Chilling Intellectual Freedom, Autonomy Privacy and Data Privacy
If we accept that learning analytics, as an application of big data or data mining, constitutes a form of surveillance, what does that mean for free inquiry in higher education?
Data Privacy and Autonomy Privacy
Surveillance, Intellectual Freedom and the Chilling Effect
Scholarship confirms that being monitored - or being aware of the potential to be monitored - influences our behavior. Research on online information seeking since Edward Snowden's leak of internal National Security Agency documentation reveals that people are less likely to search for controversial (or simply embarrassing) information online -- correlational evidence of the chilling effect of surveillance.
Surveillance doesn't affect its subjects equally; research reveals its disparate impact on minority populations.

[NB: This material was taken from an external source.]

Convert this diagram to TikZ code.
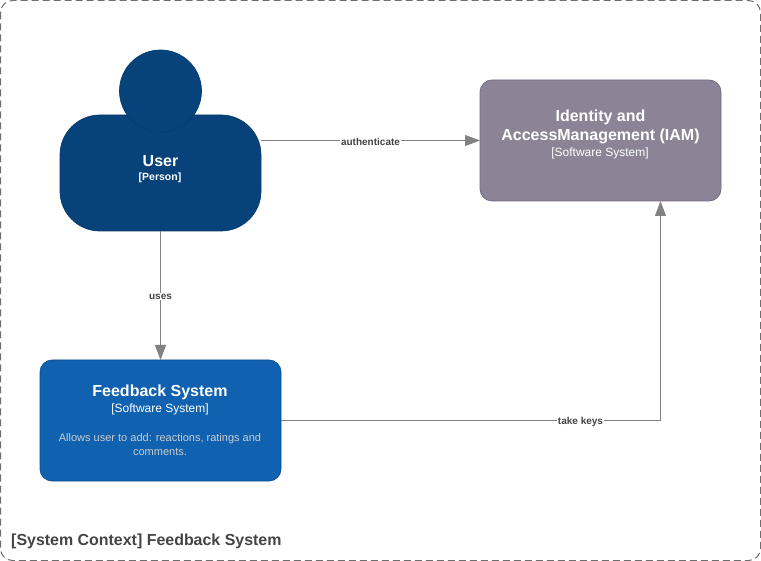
\documentclass[tikz,border=0pt]{standalone}
\usepackage{fontspec}
\setmainfont{Liberation Sans}
\usetikzlibrary{arrows.meta}
\definecolor{personfill}{HTML}{08427B}
\definecolor{personline}{HTML}{073B6F}
\definecolor{sysfill}{HTML}{1061B0}
\definecolor{sysline}{HTML}{0D5091}
\definecolor{iamfill}{HTML}{8C8496}
\definecolor{iamline}{HTML}{736782}
\definecolor{linkgray}{HTML}{828282}
\definecolor{labelgray}{HTML}{444444}
\definecolor{boundgray}{HTML}{6E6E6E}
\tikzset{
  x=1pt,y=-1pt,
  boxshape/.style={draw,line width=0.7pt,inner sep=0pt,outer sep=0pt,rectangle},
  sysbox/.style={boxshape,fill=sysfill,draw=sysline,minimum width=241pt,minimum height=121pt,rounded corners=12pt},
  iambox/.style={boxshape,fill=iamfill,draw=iamline,minimum width=241pt,minimum height=121pt,rounded corners=12pt},
  bodybox/.style={boxshape,fill=personfill,draw=personline,minimum width=201pt,minimum height=116pt,rounded corners=40pt},
  headcircle/.style={circle,draw=personline,fill=personfill,line width=0.7pt,minimum size=82pt,inner sep=0pt,outer sep=0pt},
  titletext/.style={text=white,font=\fontsize{16}{19}\selectfont\bfseries,align=center,inner sep=0pt},
  typetext/.style={text=white,font=\fontsize{12}{14}\selectfont,inner sep=0pt},
  typesmall/.style={text=white,font=\fontsize{10.5}{13}\selectfont\bfseries,inner sep=0pt},
  desctext/.style={text=black!20,font=\fontsize{11}{14}\selectfont,align=center,inner sep=0pt},
  link/.style={draw=linkgray,line width=0.8pt,-{Triangle[length=15pt,width=11pt,fill=linkgray]}},
  linklabel/.style={fill=white,text=labelgray,font=\fontsize{10}{12}\selectfont\bfseries,inner sep=0.6pt},
  boundary/.style={draw=boundgray,line width=1pt,dash pattern=on 7pt off 4pt,rounded corners=12pt},
  boundtitle/.style={text=labelgray,font=\fontsize{15.95}{19}\selectfont\bfseries,anchor=west,inner sep=0pt}
}
\begin{document}
\begin{tikzpicture}
\useasboundingbox (0,0) rectangle (761,561);
\draw[boundary] (0.5,0.5) rectangle (760.5,560.5);
\node[boundtitle] (boundlabel) at (11,541.5) {[System Context] Feedback System};

\node[bodybox] (userbody) at (160.5,173) {};
\node[headcircle] (userhead) at (160.5,91) {};
\node[titletext] (usertitle) at (160.5,161) {User};
\node[typesmall] (usertype) at (160,177.5) {[Person]};

\node[iambox] (iam) at (600.5,140.5) {};
\node[titletext] (iamtitle) at (600.5,126.5) {Identity and\\AccessManagement (IAM)};
\node[typetext] (iamtype) at (600,153) {[Software System]};

\node[sysbox] (fb) at (160.5,420.5) {};
\node[titletext] (fbtitle) at (160,392.5) {Feedback System};
\node[typetext] (fbtype) at (160,409) {[Software System]};
\node[desctext] (fbdesc) at (160,445) {Allows user to add: reactions, ratings and\\comments.};

\draw[link] (userbody.east |- iam.west) -- node[linklabel,yshift=-1pt] (authlabel) {authenticate} (iam.west);
\draw[link] (userbody.south) -- node[linklabel,yshift=-1pt] (useslabel) {uses} (userbody.south |- fb.north);
\coordinate (iamkeys) at ([xshift=60pt]iam.south);
\draw[link] (fb.east) -- (fb.east -| iamkeys) -- (iamkeys);
\node[linklabel] (keyslabel) at (580.5,422) {take keys};
\end{tikzpicture}
\end{document}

The Family Educational Rights and Privacy Act protects the confidentiality of students' education records, defined as
"records that are 1) directly related to a student; and 2) maintained by an educational agency or institution or by a party or agency acting for the agency or institution."
FERPA protection specifically excludes records
kept in the sole possession of the [instructor]
maintained by campus security departments
maintained by physicians, psychiatrists, or psychologists, or other recognized para-/professionals
of directory information, including but not limited to "student's name; address; telephone listing; electronic mail address; photograph; date and place of birth; major field of study; grade level; enrollment status (e.g., undergraduate or graduate, full-time or part-time); dates of attendance; participation in officially recognized activities and sports; weight and height of members of athletic teams; degrees, honors, and awards received; and the most recent educational agency or institution attended."
FERPA has not been interpreted (by court decision or case law) with respect to its application to learning analytics data.
If an institution implements policies that extend FERPA protection to learning analytics data, this means that eligible students are afforded the right to inspect and correct this data. What are the implications of this policy approach to learning analytics?